Density Functional Simulation of Quantum Dots in InAs-InP Nanowires: SPM Imaging and Surface Effects
We have recently carried out self-consistent electronic structure calculations within the effective mass approximation to density functional theory (DFT) for quantum dots and double quantum dots formed through atomic layer epitaxy in semiconductor (specifically InAs) nanowires. The simulations employ the full 3D structure of the device with a buried backgate and an idealistic geometry for the source and drain leads. In addition, the influence of a scanning probe microscope (SPM) tip in modulating the Coulomb blockade of electrons in the dot(s) is included in the simulation. This geometric fidelity is essential for evaluating the effectiveness of using such nanowire dots for electronic components and chemical sensors. The principle physical uncertainty in the model arises from the incomplete understanding of the surface states in InAs (and InP). In particular, a variety of experimental studies have shown that the nature of the surface states and the resulting band-bending and Schottky barrier (or lack thereof) is sensitively dependent on both surface preparation and surface orientation. This makes a first principles treatment of a round surface (i.e. the wire) impossible, even if the surface preparation is well-defined. We have developed a method which employs a separate, room temperature calculation with the surface pinned at a chosen potential to determine the surface charge distribution and band-bending which gets frozen in at low temperature. The results of the simulations are compared with experiments carried out recently in the Westervelt group on imaging quantum wire bound dots.

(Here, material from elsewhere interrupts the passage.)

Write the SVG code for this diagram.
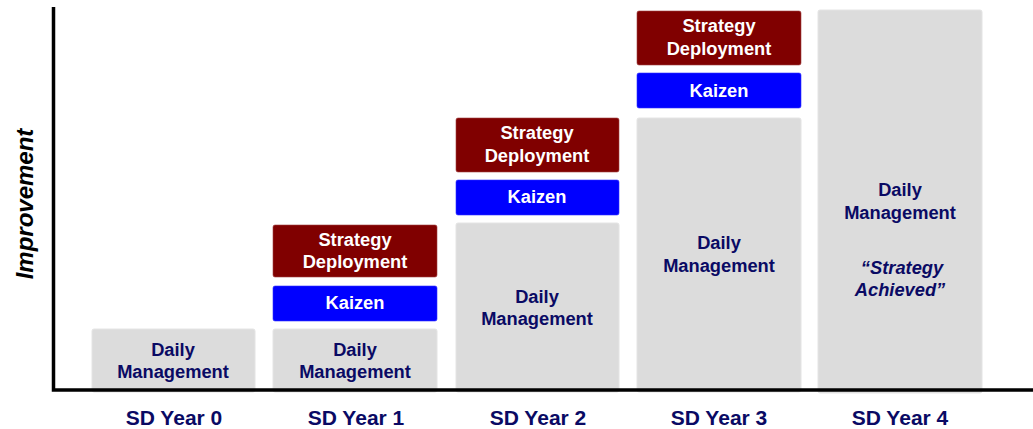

The simulation, along with a variety of other software packages for materials calculations, is available for use on the National Nanotechnology Infrastructure Network Computation Project (NNIN/C) site. I will briefly discuss this NSF-supported program and how (free) access to the NNIN/C resources can be achieved.
Dr. Stopa received his Ph.D in condensed matter theory from the University of Maryland in 1990. He has since served as senior theorist at several research institutions including NTT Basic Research Laboratories, RIKEN Frontier Research Program, Walter Schottky Institute, ERATO-JST. He joined the Center for Nanoscale Systems at Harvard University in 2004 and is currently the Director of NNIN’s Computation Project.